With the holiday season now upon us, many in the manufacturing industry are likely pumping out more product than they do at other points in the year. However, all that hustle and bustle can lead to kinks in the supply chain if companies aren't doing enough to properly track materials as they come in and are used in the manufacturing process, and finished products as they go out the door.
As such, now is a good time to carefully evaluate whether a manufacturer's inventory management software is up to snuff with what they need, according to a report from Robotics and Automation News. Often, these kinds of assessment efforts should take a top-down view of how companies handle all aspects of the production process, with a particular focus on how effectively things are being tracked on the production floor.
Why is this important?
One of the most effective innovations to come out in the past few years when it comes to managing inventory is the use of NAV barcode scanning, the report said.
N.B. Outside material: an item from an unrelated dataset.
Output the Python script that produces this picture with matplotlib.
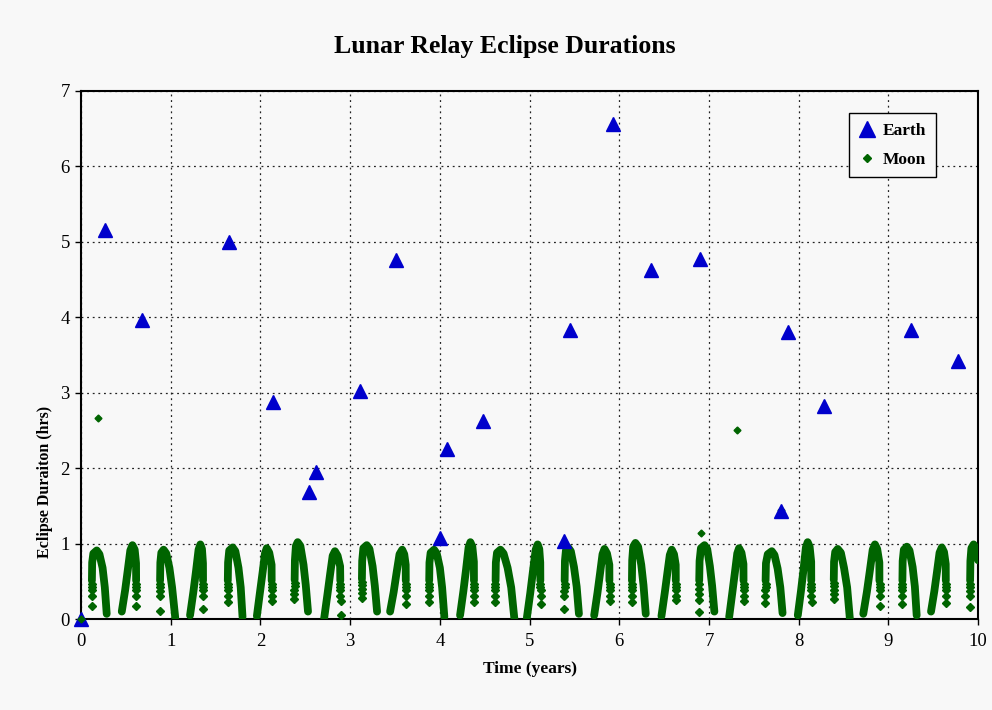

This is helpful as a means of having the most accurate count possible of what's on hand, establishing when supplies are running low or there's more material on hand than is needed at the present time. Using that information can help executives make the best possible decisions about when, what, and how much to order from suppliers.
Further, barcoding can also help track finished products as they come off the line and either go to warehouse shelves or head out the door for delivery, the report said. This way, even as sales get busier, there's a significantly diminished chance that items get lost in the shuffle.
Assess all the options
Meanwhile, while NAV barcoding is continually catching on within the industry, so too are other inventory management solutions, according to a report Manufacturing Business Technology. As a consequence, it will be vital for companies to carefully assess their needs in this regard, and then examine all the options available to them. Because there is no one-size-fits-all solution, each manufacturer's unique needs can likely be met by a slew of options. With that having been said, some will likely be more effective than others based on their requirements.
Barcoding is starting to share more of the market with emergent technologies, but mobile devices will likely keep it just as relevant as it has been for decades, the report said.
While it may be a little late in the game to start adopting new barcoding technology for this holiday season, it's always a good time for executives to start that decision-making process as soon as possible. The more regularly companies assess their abilities to handle these issues, the better off they will be for meeting modern manufacturing challenges head on.